Hydrothermal-assisted jet fusion: a binder-free additive manufacturing approach for ceramics

Additive manufacturing (AM) technologies have proven to be a powerful tool to create ceramics with complex geometries, which are difficult to achieve using traditional machining processes due to their brittleness. For existing AM processes of ceramics, the use of organic binders leads to problems of structural defects, accumulated stress and compromised material properties in the final parts. In this work, a new AM method for ceramics called Hydrothermal-assisted jet fusion (HJF) is proposed, which is capable of fabricating ceramic 3D structures without the need for organic binders.

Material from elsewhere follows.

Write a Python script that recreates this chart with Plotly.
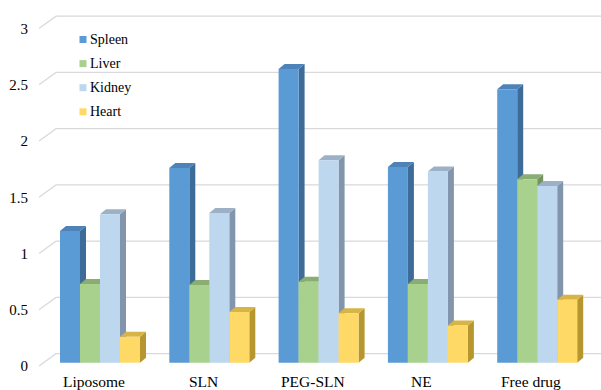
import plotly.graph_objects as go

# ---- data -------------------------------------------------------------
categories = ["Liposome", "SLN", "PEG-SLN", "NE", "Free drug"]
series_names = ["Spleen", "Liver", "Kidney", "Heart"]
spleen = [1.17, 1.73, 2.61, 1.74, 2.43]
liver = [0.70, 0.69, 0.72, 0.70, 1.63]
kidney = [1.32, 1.33, 1.80, 1.70, 1.57]
heart = [0.23, 0.45, 0.44, 0.33, 0.56]
y_ticks = [0, 0.5, 1, 1.5, 2, 2.5, 3]
y_tick_labels = ["0", "0.5", "1", "1.5", "2", "2.5", "3"]

series_values = [spleen, liver, kidney, heart]

# ---- styling (front face, right side face, top face) ------------------
front_colors = ["#5B9BD5", "#A9D18E", "#BDD7EE", "#FFD966"]
side_colors = ["#3D6C98", "#75935F", "#8395AC", "#B6972F"]
top_colors = ["#4D83B9", "#8AAD73", "#9CB0C6", "#D6B445"]
grid_color = "#D9D9D9"
FONT = "Liberation Serif"

# ---- pixel geometry of the oblique (pseudo-3D) view ---------------------
W, H = 601, 390
PX_X = 109.3          # pixels per category step
PX_Y = 112.5          # pixels per value unit
X0_PX = 100.0         # centre of first category (bar front plane)
Y0_PX = 362.7         # value 0 on the bar front plane
LEFT = 39             # left edge of plot area (front floor edge)


def dx(px):
    return px / PX_X


def dy(px):
    return px / PX_Y


def to_x(px):
    return (px - X0_PX) / PX_X


def to_y(py):
    return (Y0_PX - py) / PX_Y


x_range = [to_x(LEFT), to_x(W)]
y_range = [to_y(H), to_y(0)]

bar_w = dx(20)                    # width of one column
depth_x, depth_y = dx(6), dy(5)   # column depth projection
front_dy = dy(-3.3)               # floor front edge relative to bar base
wall_dy = dy(9.0)                 # back wall relative to bar base
wall_x = to_x(56)                 # left edge of back wall

shapes = []

# back-wall gridlines with their floor/side diagonal
for v in y_ticks:
    shapes.append(dict(
        type="path", xref="x", yref="y", layer="below",
        path=(f"M {x_range[0]},{v + front_dy} L {wall_x},{v + wall_dy} "
              f"L {x_range[1]},{v + wall_dy}"),
        line=dict(color=grid_color, width=1.2),
    ))

bar_x = []
for k in range(len(series_names)):
    bar_x.append([i + (k - 1.5) * bar_w for i in range(len(categories))])

# right-hand side faces
for k, vals in enumerate(series_values):
    for xc, v in zip(bar_x[k], vals):
        xr = xc + bar_w / 2
        shapes.append(dict(
            type="path", xref="x", yref="y", layer="below",
            path=(f"M {xr},0 L {xr},{v} L {xr + depth_x},{v + depth_y} "
                  f"L {xr + depth_x},{depth_y} Z"),
            fillcolor=side_colors[k], line=dict(width=0),
        ))

# top faces
for k, vals in enumerate(series_values):
    for xc, v in zip(bar_x[k], vals):
        xl, xr = xc - bar_w / 2, xc + bar_w / 2
        shapes.append(dict(
            type="path", xref="x", yref="y", layer="below",
            path=(f"M {xl},{v} L {xr},{v} L {xr + depth_x},{v + depth_y} "
                  f"L {xl + depth_x},{v + depth_y} Z"),
            fillcolor=top_colors[k], line=dict(width=0),
        ))

fig = go.Figure()

# front faces of the columns
for k, vals in enumerate(series_values):
    fig.add_trace(go.Bar(
        x=bar_x[k], y=vals, base=0, width=bar_w,
        name=series_names[k],
        marker=dict(color=front_colors[k], line=dict(width=0)),
        showlegend=False,
        hovertemplate="%{y}<extra>" + series_names[k] + "</extra>",
    ))

annotations = []

# category labels on the front floor edge
for i, name in enumerate(categories):
    annotations.append(dict(
        x=i + dx(-6), y=to_y(381.5), xref="x", yref="y",
        text=name, showarrow=False, xanchor="center", yanchor="middle",
        font=dict(family=FONT, size=15.5, color="#000000"),
    ))

# legend: small squares with labels
for k, name in enumerate(series_names):
    cy = 39.5 + 24.1 * k
    shapes.append(dict(
        type="rect", xref="x", yref="y", layer="above",
        x0=to_x(79.5), x1=to_x(86.5), y0=to_y(cy - 3.5), y1=to_y(cy + 3.5),
        fillcolor=front_colors[k], line=dict(width=0),
    ))
    annotations.append(dict(
        x=to_x(88), y=to_y(cy), xref="x", yref="y",
        text=name, showarrow=False, xanchor="left", yanchor="middle",
        font=dict(family=FONT, size=14, color="#000000"),
    ))

fig.update_layout(
    width=W, height=H,
    margin=dict(l=LEFT, r=0, t=0, b=0, autoexpand=False),
    paper_bgcolor="white", plot_bgcolor="white",
    barmode="overlay",
    showlegend=False,
    font=dict(family=FONT),
    shapes=shapes,
    annotations=annotations,
    xaxis=dict(range=x_range, showgrid=False, zeroline=False,
               showticklabels=False, showline=False, fixedrange=True),
    yaxis=dict(range=y_range, showgrid=False, zeroline=False, showline=False,
               tickvals=[v + front_dy for v in y_ticks],
               ticktext=y_tick_labels, ticks="",
               ticklabelstandoff=10, automargin=False,
               tickfont=dict(family=FONT, size=15, color="#000000"),
               fixedrange=True),
)

fig.write_html("out.html")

The HJF process selectively deposits a water-based solution into a ceramic powder bed in a layer-by-layer manner and fuses particles together through a hydrothermal mechanism. Since no organic binder is used, it can produce ceramic parts with less energy consumed for binder removal and has the potential to reach the material's theoretical properties such as full density and exceptional mechanical strength. To improve the printing fidelity of HJF process, droplet diffusion behavior in the powder bed under the influence of powder bed’s packing density and compaction pressure was simulated and verified by experiments. Meanwhile, microstructure and physical properties of the printing parts in HJF process were studied under the effect of process parameters such as compaction pressure, ink concentration, etc. Besides, interparticle mass transfer in HJF process was also simulated to understand the fusion mechanism. Finally, HJF process was utilized in the application of antennas, which proves its capability for the direct integration of ceramics with dissimilar materials such as metals and polymers.